The founder of Zen in China was the legendary Bodhidharma, who came to China from India in the late 5th cent. AD He taught the practice of
wall-gazing and espoused the teachings of the Lanka-Vatara Sutra (whose chief doctrine is that of
consciousness-only; see Yogacara), which he passed on to his successor Hui-k'o (487–593).
According to tradition, Hui-neng (638–713) became the sixth patriarch of Chinese Zen by superseding his rival in the intuitive grasp of the truth of enlightenment, even though he was illiterate. The Platform Sutra, attributed to Hui-neng, defines enlightenment as the direct seeing of one's
original Mind or
original Nature, which is Buddha, and this teaching has remained characteristic of Zen. A number of teaching lineages arose after Hui-neng, all claiming descent from him, and teaching the method of
sudden enlightenment best known in the West by the term satori.

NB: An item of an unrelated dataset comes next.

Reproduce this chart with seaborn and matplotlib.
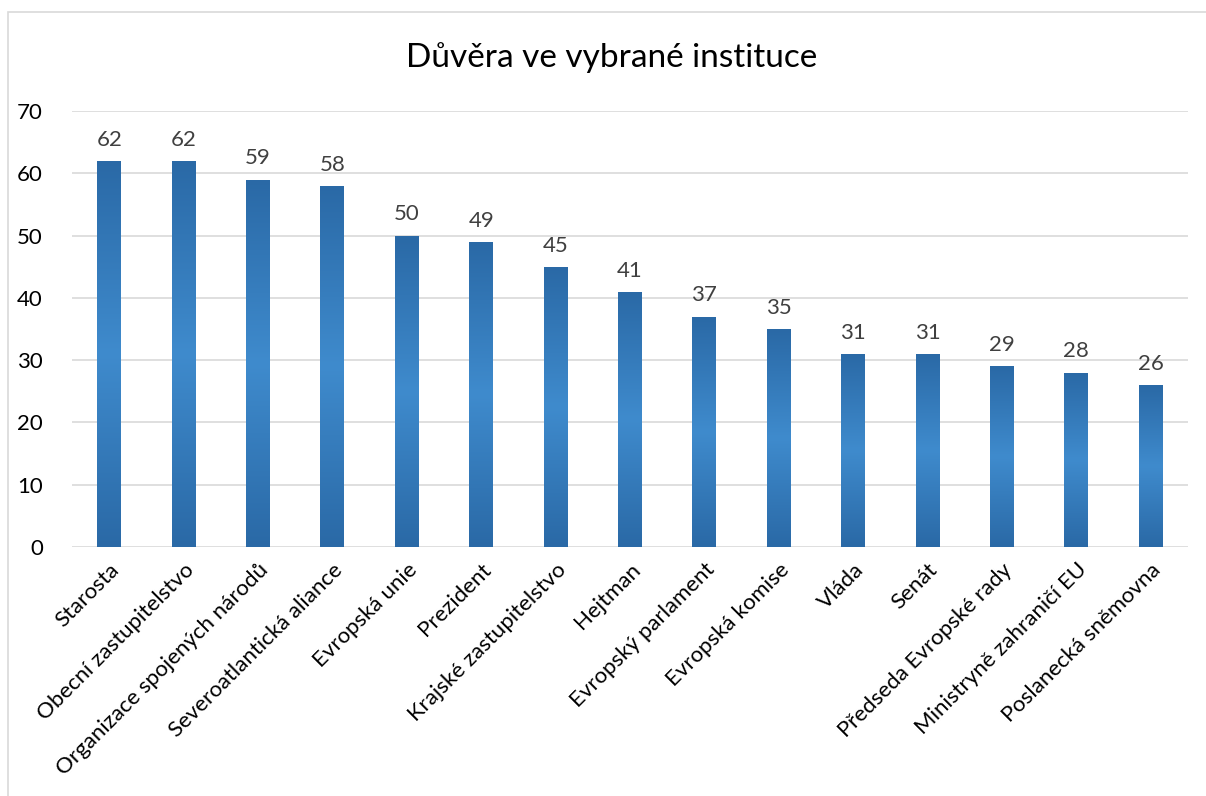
import numpy as np
import pandas as pd
import matplotlib
matplotlib.use("Agg")
import matplotlib.pyplot as plt
import seaborn as sns
from matplotlib.colors import LinearSegmentedColormap
from matplotlib.patches import Rectangle

categories = ["Starosta", "Obecní zastupitelstvo", "Organizace spojených národů",
              "Severoatlantická aliance", "Evropská unie", "Prezident",
              "Krajské zastupitelstvo", "Hejtman", "Evropský parlament",
              "Evropská komise", "Vláda", "Senát", "Předseda Evropské rady",
              "Ministryně zahraničí EU", "Poslanecká sněmovna"]
values = [62, 62, 59, 58, 50, 49, 45, 41, 37, 35, 31, 31, 29, 28, 26]
yticks = [0, 10, 20, 30, 40, 50, 60, 70]
title = "Důvěra ve vybrané instituce"

sns.set_theme(style="white")
FONT = ["Lato", "DejaVu Sans"]
plt.rcParams["font.family"] = FONT

df = pd.DataFrame({"inst": categories, "val": values})

fig = plt.figure(figsize=(12.06, 7.96), dpi=100)
ax = fig.add_axes([72/1206, 1-547/796, (1188-72)/1206, (547-111)/796])

sns.barplot(data=df, x="inst", y="val", ax=ax, color="#3A80C4", width=0.32,
            saturation=1, edgecolor="none")

ax.set_ylim(0, 70)
ax.set_xlim(-0.5, len(categories)-0.5)
ax.set_yticks(yticks)
ax.set_yticklabels([str(t) for t in yticks], fontsize=16, color="#000000")
ax.yaxis.grid(True, color="#D9D9D9", linewidth=1.2)
ax.set_axisbelow(True)
for s in ax.spines.values():
    s.set_visible(False)
ax.tick_params(axis="both", length=0)
ax.tick_params(axis="y", pad=21)
ax.set_xlabel("")
ax.set_ylabel("")
ax.set_xticks(range(len(categories)))
ax.set_xticklabels(categories, rotation=45, ha="right", rotation_mode="anchor",
                   fontsize=16, color="#000000")
ax.tick_params(axis="x", pad=9)

# gradient fill
cmap = LinearSegmentedColormap.from_list("g", ["#2A69A6", "#3F8BCD", "#2A69A6"])
grad = np.linspace(0, 1, 256).reshape(-1, 1)
for p in list(ax.patches):
    x0, w, h = p.get_x(), p.get_width(), p.get_height()
    im = ax.imshow(grad, cmap=cmap, aspect="auto", extent=[x0, x0+w, 0, h],
                   origin="lower", zorder=p.get_zorder()+0.1)
    im.set_clip_path(p)
ax.set_xlim(-0.5, len(categories)-0.5)
ax.set_ylim(0, 70)

for i, v in enumerate(values):
    ax.annotate(str(v), (i, v), xytext=(0, 8), textcoords="offset points",
                ha="center", va="bottom", fontsize=16, color="#404040")

fig.text(612/1206, 1-58/796, title, ha="center", va="center", fontsize=24, color="#000000")

fig.patches.append(Rectangle((8/1206, -0.1), 1.2, 1-12/796+0.1, transform=fig.transFigure,
                             fill=False, edgecolor="#D9D9D9", linewidth=1.2))

fig.savefig("out.png", dpi=100, facecolor="white")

In its formative period Zen was influenced by both Taoism and elements of Prajna-Paramita Buddhism (see sunyata).
The 8th and 9th cent. were the
golden age of Zen, producing such great masters as Ma-tsu, Nan-chuan, Huang-po, Lin-chi, and Chao-chou. The unique Zen teaching style developed, stressing oral instruction and using nonrational forms of dialogue, from which the later koan was derived. In some cases physical violence was used to jolt the student out of dependence on ordinary forms of thought and into the enlightened consciousness. Scholarly knowledge, ritual, and performing good deeds were considered of comparatively little spiritual value.
After the great persecution of Buddhism in 845, Zen emerged as the dominant Chinese sect, due partly to its innate vitality and partly to its isolation in mountain monasteries away from centers of political power. Two main schools of Zen, the Lin-chi (Jap. Rinzai) and the Ts'ao-tung (Jap. Soto), flourished and were transmitted to Japan in the 14th cent. The Rinzai sect placed greater emphasis on the use of the koan and effort to attain sudden enlightenment, while the Soto patriarch Dōgen (1200–1253) emphasized sitting in meditation (zazen) without expectation and with faith in one's own intrinsic state of enlightenment or Buddha-nature.

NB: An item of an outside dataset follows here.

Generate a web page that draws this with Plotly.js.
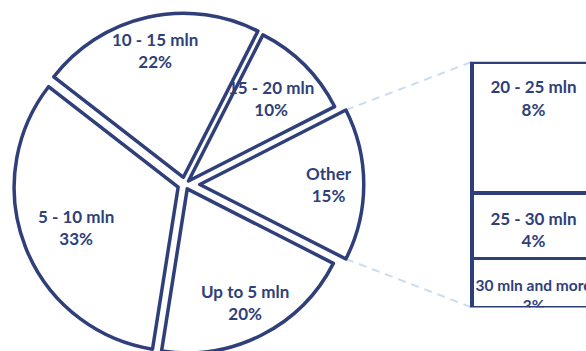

The austere discipline and practical approach of Zen made it the Buddhism of the medieval Japanese military class. Zen monks occupied positions of political influence and became active in literary and artistic life. Zen monasteries, especially the main temples of Kyoto and Kamakura, were educational as well as religious centers.
The Zen influence on Japanese aesthetics ranges from poetry, calligraphy, and painting to tea ceremony, flower arrangement, and landscape gardening, particularly the distinctive rock-and-sand temple gardens. Japanese Zen declined in the 16th and 17th cent., but its traditional forms were revived by the great Hakuin (1686–1769), from whom all present-day Rinzai masters trace their descent. Zen thought was introduced to the West by the writings of D. T. Suzuki, and interest in the practice of Zen meditation blossomed after World War II, resulting in the establishment of Zen centers in many parts of the United States.
A vast popular literature has grown up around this movement; important works include E. Herrigel's Zen in the Art of Archery (1971) and R. M. Pirsig's Zen and the Art of Motorcycle Maintenance (1984). See also E. Fromm, ed., Zen Buddhism and Psychoanalysis (1960, repr. 1970); D. T. Suzuki, Essays in Zen Buddhism (new ed., 3 vol., 1971), A Manual of Zen Buddhism (1950, repr. 1960), An Introduction to Zen Buddhism (2d ed. 1957), and Essentials of Zen Buddhism (1962, repr. 1973); H. Dumoulin, A History of Zen Buddhism (1963), and Zen Enlightenment (1979); P. Yampolsky, The Platform Sutra of the Sixth Patriarch (1967); R. F. Sasaki, tr., The Record of Lin-Chi (1975); P. Haskel, tr., Bankei Zen (1984); J. R. Mcrae, The Northern School and the Formation of Early Ch'an Buddhism (1986).